[Records for this task]
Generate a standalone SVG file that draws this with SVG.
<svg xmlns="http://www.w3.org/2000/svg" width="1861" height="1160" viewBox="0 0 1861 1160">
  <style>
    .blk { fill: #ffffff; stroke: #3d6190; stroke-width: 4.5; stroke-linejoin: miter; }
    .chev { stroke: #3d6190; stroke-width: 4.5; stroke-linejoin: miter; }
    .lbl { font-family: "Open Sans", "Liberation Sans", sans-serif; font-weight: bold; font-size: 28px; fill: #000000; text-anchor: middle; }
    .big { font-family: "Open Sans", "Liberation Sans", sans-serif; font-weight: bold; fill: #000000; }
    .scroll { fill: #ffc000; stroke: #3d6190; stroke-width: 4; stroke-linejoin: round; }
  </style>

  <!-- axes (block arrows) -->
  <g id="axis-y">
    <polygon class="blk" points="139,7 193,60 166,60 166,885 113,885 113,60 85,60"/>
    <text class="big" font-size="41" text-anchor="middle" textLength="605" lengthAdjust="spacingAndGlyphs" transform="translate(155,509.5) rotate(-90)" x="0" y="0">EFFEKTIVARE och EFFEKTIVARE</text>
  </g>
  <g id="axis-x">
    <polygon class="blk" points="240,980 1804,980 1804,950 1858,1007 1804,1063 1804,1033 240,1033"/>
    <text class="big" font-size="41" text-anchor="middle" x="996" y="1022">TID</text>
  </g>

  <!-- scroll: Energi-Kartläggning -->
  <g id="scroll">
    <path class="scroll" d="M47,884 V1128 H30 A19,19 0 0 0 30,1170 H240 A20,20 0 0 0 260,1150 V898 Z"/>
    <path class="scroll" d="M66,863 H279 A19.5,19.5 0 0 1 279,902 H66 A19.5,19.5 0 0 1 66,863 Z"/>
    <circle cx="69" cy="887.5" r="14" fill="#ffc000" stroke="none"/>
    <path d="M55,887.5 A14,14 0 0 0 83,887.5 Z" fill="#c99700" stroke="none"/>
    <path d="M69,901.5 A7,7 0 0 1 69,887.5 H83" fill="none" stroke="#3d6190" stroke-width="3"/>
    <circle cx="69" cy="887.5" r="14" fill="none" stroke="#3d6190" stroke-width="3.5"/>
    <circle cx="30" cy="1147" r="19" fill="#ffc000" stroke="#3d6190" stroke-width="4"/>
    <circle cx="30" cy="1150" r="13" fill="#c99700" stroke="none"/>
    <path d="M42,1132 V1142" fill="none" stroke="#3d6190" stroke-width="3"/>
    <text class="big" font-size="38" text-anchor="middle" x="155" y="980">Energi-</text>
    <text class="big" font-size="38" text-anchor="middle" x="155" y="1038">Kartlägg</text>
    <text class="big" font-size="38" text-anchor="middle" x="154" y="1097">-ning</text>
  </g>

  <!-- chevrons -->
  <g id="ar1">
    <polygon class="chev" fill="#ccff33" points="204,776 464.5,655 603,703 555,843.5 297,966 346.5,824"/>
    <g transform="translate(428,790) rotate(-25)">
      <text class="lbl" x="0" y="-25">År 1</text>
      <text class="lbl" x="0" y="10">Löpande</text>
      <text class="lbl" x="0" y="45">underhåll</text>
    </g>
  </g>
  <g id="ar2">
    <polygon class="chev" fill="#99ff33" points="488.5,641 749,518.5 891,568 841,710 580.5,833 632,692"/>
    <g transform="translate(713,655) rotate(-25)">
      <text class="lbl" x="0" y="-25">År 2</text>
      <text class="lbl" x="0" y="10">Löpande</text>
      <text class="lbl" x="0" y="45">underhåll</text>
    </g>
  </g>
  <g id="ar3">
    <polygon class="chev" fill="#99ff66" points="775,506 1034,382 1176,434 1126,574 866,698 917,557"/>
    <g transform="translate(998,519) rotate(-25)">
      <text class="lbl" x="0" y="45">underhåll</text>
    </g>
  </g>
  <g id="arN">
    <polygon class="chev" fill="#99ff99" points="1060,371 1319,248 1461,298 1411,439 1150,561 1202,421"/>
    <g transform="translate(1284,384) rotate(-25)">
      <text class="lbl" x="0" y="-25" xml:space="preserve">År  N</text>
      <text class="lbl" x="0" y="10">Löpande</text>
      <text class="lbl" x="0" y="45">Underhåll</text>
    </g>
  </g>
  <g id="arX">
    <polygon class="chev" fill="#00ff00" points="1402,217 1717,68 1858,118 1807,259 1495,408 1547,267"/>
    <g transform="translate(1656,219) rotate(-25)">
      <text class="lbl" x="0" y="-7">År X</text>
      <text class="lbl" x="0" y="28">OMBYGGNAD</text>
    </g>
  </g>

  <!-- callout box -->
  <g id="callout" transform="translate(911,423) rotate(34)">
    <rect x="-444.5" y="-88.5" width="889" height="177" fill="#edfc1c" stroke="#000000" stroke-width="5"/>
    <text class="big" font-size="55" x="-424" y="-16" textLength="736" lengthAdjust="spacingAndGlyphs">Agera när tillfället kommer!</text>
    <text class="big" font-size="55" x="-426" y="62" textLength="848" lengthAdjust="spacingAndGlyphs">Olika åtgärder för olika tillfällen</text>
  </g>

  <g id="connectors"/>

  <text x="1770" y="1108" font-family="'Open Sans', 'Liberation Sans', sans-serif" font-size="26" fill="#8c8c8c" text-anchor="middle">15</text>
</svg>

---

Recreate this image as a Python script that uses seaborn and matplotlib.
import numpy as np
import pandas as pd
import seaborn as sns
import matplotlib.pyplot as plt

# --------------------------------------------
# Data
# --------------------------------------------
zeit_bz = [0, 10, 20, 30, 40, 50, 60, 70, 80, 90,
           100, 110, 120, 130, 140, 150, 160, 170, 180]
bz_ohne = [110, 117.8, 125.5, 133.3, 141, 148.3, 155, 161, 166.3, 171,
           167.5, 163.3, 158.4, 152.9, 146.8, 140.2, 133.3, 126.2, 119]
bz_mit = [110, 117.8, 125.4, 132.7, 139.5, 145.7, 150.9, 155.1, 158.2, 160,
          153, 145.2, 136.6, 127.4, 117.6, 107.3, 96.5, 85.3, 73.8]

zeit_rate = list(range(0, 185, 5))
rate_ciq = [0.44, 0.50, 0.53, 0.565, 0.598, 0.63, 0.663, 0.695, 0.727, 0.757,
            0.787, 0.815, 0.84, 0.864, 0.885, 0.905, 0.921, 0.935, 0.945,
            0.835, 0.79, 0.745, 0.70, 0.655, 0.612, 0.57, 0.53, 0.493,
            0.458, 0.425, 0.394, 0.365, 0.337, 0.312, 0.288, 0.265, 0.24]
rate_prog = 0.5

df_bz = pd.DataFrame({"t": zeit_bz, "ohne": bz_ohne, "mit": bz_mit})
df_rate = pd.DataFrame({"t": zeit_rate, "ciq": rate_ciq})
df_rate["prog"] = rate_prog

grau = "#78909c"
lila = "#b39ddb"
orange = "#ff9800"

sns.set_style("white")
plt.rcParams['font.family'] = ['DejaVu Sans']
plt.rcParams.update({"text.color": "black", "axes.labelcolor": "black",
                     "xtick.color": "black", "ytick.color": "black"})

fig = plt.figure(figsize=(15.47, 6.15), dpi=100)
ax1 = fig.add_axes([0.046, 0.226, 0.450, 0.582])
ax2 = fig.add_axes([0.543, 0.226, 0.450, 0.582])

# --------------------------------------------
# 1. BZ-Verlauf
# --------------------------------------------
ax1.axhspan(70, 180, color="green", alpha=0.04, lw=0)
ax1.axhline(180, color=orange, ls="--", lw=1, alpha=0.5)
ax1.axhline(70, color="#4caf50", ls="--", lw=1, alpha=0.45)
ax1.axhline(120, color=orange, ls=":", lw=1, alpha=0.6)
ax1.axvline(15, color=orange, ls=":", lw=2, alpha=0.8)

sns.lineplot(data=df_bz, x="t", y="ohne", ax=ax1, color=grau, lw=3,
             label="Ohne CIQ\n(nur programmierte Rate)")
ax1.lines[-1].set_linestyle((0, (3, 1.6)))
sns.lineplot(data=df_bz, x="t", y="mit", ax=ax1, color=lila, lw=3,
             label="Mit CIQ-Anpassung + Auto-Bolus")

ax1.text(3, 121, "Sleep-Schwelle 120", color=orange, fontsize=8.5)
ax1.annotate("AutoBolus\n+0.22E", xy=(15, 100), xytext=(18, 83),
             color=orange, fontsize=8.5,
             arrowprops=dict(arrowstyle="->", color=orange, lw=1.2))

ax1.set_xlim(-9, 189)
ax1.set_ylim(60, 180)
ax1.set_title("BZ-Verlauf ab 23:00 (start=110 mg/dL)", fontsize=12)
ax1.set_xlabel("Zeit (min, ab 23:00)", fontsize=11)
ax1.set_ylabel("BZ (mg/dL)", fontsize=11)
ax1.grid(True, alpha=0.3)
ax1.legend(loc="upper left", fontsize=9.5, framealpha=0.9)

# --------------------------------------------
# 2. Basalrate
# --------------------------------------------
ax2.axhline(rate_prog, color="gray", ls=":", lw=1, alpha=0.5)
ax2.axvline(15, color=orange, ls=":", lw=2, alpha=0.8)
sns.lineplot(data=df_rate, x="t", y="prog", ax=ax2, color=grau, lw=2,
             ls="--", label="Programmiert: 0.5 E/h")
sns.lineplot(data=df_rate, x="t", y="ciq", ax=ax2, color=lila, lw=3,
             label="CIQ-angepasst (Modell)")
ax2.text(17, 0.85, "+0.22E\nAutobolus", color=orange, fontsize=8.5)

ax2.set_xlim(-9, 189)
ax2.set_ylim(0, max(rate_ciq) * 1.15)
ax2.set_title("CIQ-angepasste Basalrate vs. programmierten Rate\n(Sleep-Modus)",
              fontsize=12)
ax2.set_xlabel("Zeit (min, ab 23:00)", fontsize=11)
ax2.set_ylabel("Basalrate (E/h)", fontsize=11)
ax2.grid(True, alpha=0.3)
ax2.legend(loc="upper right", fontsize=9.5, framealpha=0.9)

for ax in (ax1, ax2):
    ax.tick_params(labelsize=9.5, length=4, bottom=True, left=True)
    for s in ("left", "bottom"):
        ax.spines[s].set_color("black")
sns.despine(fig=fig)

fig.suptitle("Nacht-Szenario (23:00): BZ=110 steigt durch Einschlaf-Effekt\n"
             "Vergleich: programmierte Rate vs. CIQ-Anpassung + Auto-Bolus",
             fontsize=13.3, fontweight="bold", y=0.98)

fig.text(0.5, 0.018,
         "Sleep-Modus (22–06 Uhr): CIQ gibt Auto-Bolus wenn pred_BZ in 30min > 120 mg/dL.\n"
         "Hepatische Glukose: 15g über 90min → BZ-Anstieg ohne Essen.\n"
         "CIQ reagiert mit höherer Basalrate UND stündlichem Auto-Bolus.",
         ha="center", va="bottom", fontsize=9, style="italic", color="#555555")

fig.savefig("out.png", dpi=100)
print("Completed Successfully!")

[Problem]
Extract and reproduce exactly the lines opening with the line containing "Recreate this image" and closing with the line containing "import matplotlib.pyplot as plt", inclusive.

[Correct output]
Recreate this image as a Python script that uses seaborn and matplotlib.
import numpy as np
import pandas as pd
import seaborn as sns
import matplotlib.pyplot as plt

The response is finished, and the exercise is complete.